* **Work to do**: Reproduce the listing below character for character; drop every image.

•••••

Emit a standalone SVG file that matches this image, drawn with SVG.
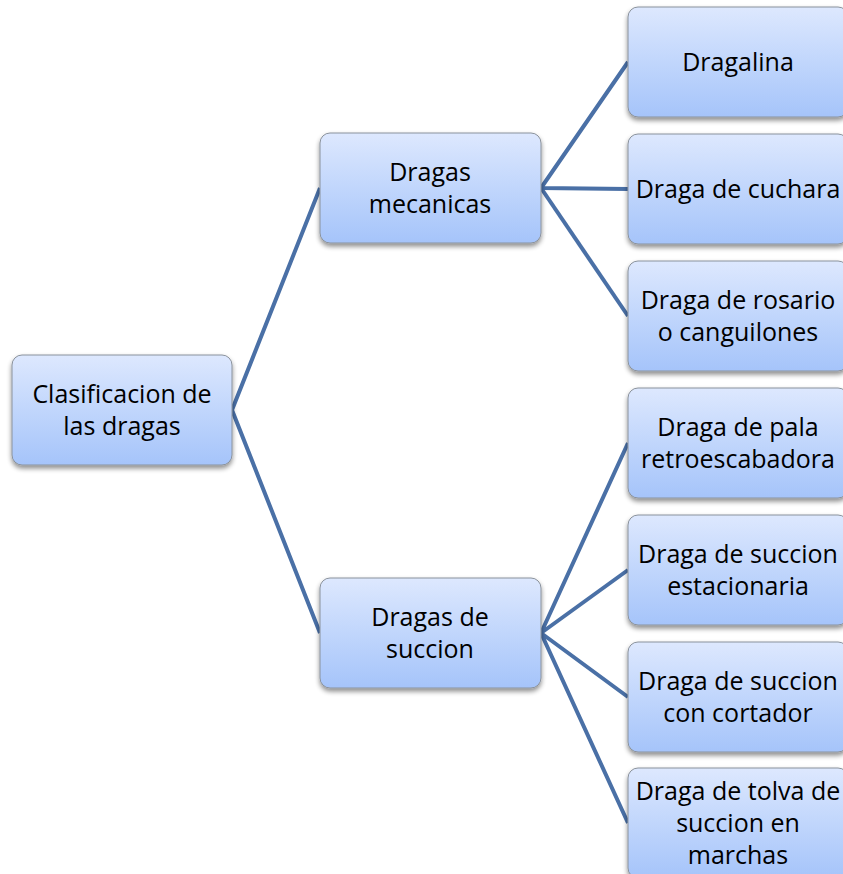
<svg xmlns="http://www.w3.org/2000/svg" width="843" height="874" viewBox="0 0 843 874">
<defs>
<linearGradient id="g" x1="0" y1="0" x2="0" y2="1">
<stop offset="0" stop-color="#dde8fe"/>
<stop offset="1" stop-color="#a5c4fa"/>
</linearGradient>
<filter id="sh" x="-10%" y="-10%" width="120%" height="130%">
<feGaussianBlur in="SourceAlpha" stdDeviation="2.5"/>
<feOffset dx="0" dy="3" result="b"/>
<feComponentTransfer><feFuncA type="linear" slope="0.45"/></feComponentTransfer>
<feMerge><feMergeNode/><feMergeNode in="SourceGraphic"/></feMerge>
</filter>
</defs>
<style>
.box{fill:url(#g);stroke:#8a929c;stroke-width:1;filter:url(#sh)}
.t{font-family:"Open Sans","Liberation Sans",sans-serif;font-size:25px;fill:#000;text-anchor:middle}
.c{fill:none;stroke:#4a70a6;stroke-width:4;stroke-linejoin:round}
</style>
<rect width="843" height="874" fill="#fff"/>
<g id="connectors">
<polyline class="c" points="320,188 232,410 320,633"/>
<polyline class="c" points="628,62 541,188 628,189"/>
<line class="c" x1="541" y1="188" x2="628" y2="316"/>
<polyline class="c" points="628,443 541,633 628,570"/>
<polyline class="c" points="628,697 541,633 628,823"/>
</g>
<g id="root"><rect class="box" x="12" y="355" width="220" height="110" rx="10"/>
<text class="t" x="122" y="403">Clasificacion de</text><text class="t" x="122" y="435">las dragas</text></g>
<g id="mecanicas"><rect class="box" x="320" y="133" width="221" height="110" rx="10"/>
<text class="t" x="430" y="181">Dragas</text><text class="t" x="430" y="213">mecanicas</text></g>
<g id="succion"><rect class="box" x="320" y="578" width="221" height="110" rx="10"/>
<text class="t" x="430" y="626">Dragas de</text><text class="t" x="430" y="658">succion</text></g>
<g id="dragalina"><rect class="box" x="628" y="7" width="220" height="110" rx="10"/>
<text class="t" x="738" y="71">Dragalina</text></g>
<g id="cuchara"><rect class="box" x="628" y="134" width="220" height="110" rx="10"/>
<text class="t" x="738" y="198">Draga de cuchara</text></g>
<g id="rosario"><rect class="box" x="628" y="261" width="220" height="110" rx="10"/>
<text class="t" x="738" y="309">Draga de rosario</text><text class="t" x="738" y="341">o canguilones</text></g>
<g id="pala"><rect class="box" x="628" y="388" width="220" height="110" rx="10"/>
<text class="t" x="738" y="436">Draga de pala</text><text class="t" x="738" y="468">retroescabadora</text></g>
<g id="estacionaria"><rect class="box" x="628" y="515" width="220" height="110" rx="10"/>
<text class="t" x="738" y="563">Draga de succion</text><text class="t" x="738" y="595">estacionaria</text></g>
<g id="cortador"><rect class="box" x="628" y="642" width="220" height="110" rx="10"/>
<text class="t" x="738" y="690">Draga de succion</text><text class="t" x="738" y="722">con cortador</text></g>
<g id="tolva"><rect class="box" x="628" y="768" width="220" height="110" rx="10"/>
<text class="t" x="738" y="800">Draga de tolva de</text><text class="t" x="738" y="832">succion en</text><text class="t" x="738" y="864">marchas</text></g>
</svg>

•••••

* **Exercise solution**:
Emit a standalone SVG file that matches this image, drawn with SVG.
<svg xmlns="http://www.w3.org/2000/svg" width="843" height="874" viewBox="0 0 843 874">
<defs>
<linearGradient id="g" x1="0" y1="0" x2="0" y2="1">
<stop offset="0" stop-color="#dde8fe"/>
<stop offset="1" stop-color="#a5c4fa"/>
</linearGradient>
<filter id="sh" x="-10%" y="-10%" width="120%" height="130%">
<feGaussianBlur in="SourceAlpha" stdDeviation="2.5"/>
<feOffset dx="0" dy="3" result="b"/>
<feComponentTransfer><feFuncA type="linear" slope="0.45"/></feComponentTransfer>
<feMerge><feMergeNode/><feMergeNode in="SourceGraphic"/></feMerge>
</filter>
</defs>
<style>
.box{fill:url(#g);stroke:#8a929c;stroke-width:1;filter:url(#sh)}
.t{font-family:"Open Sans","Liberation Sans",sans-serif;font-size:25px;fill:#000;text-anchor:middle}
.c{fill:none;stroke:#4a70a6;stroke-width:4;stroke-linejoin:round}
</style>
<rect width="843" height="874" fill="#fff"/>
<g id="connectors">
<polyline class="c" points="320,188 232,410 320,633"/>
<polyline class="c" points="628,62 541,188 628,189"/>
<line class="c" x1="541" y1="188" x2="628" y2="316"/>
<polyline class="c" points="628,443 541,633 628,570"/>
<polyline class="c" points="628,697 541,633 628,823"/>
</g>
<g id="root"><rect class="box" x="12" y="355" width="220" height="110" rx="10"/>
<text class="t" x="122" y="403">Clasificacion de</text><text class="t" x="122" y="435">las dragas</text></g>
<g id="mecanicas"><rect class="box" x="320" y="133" width="221" height="110" rx="10"/>
<text class="t" x="430" y="181">Dragas</text><text class="t" x="430" y="213">mecanicas</text></g>
<g id="succion"><rect class="box" x="320" y="578" width="221" height="110" rx="10"/>
<text class="t" x="430" y="626">Dragas de</text><text class="t" x="430" y="658">succion</text></g>
<g id="dragalina"><rect class="box" x="628" y="7" width="220" height="110" rx="10"/>
<text class="t" x="738" y="71">Dragalina</text></g>
<g id="cuchara"><rect class="box" x="628" y="134" width="220" height="110" rx="10"/>
<text class="t" x="738" y="198">Draga de cuchara</text></g>
<g id="rosario"><rect class="box" x="628" y="261" width="220" height="110" rx="10"/>
<text class="t" x="738" y="309">Draga de rosario</text><text class="t" x="738" y="341">o canguilones</text></g>
<g id="pala"><rect class="box" x="628" y="388" width="220" height="110" rx="10"/>
<text class="t" x="738" y="436">Draga de pala</text><text class="t" x="738" y="468">retroescabadora</text></g>
<g id="estacionaria"><rect class="box" x="628" y="515" width="220" height="110" rx="10"/>
<text class="t" x="738" y="563">Draga de succion</text><text class="t" x="738" y="595">estacionaria</text></g>
<g id="cortador"><rect class="box" x="628" y="642" width="220" height="110" rx="10"/>
<text class="t" x="738" y="690">Draga de succion</text><text class="t" x="738" y="722">con cortador</text></g>
<g id="tolva"><rect class="box" x="628" y="768" width="220" height="110" rx="10"/>
<text class="t" x="738" y="800">Draga de tolva de</text><text class="t" x="738" y="832">succion en</text><text class="t" x="738" y="864">marchas</text></g>
</svg>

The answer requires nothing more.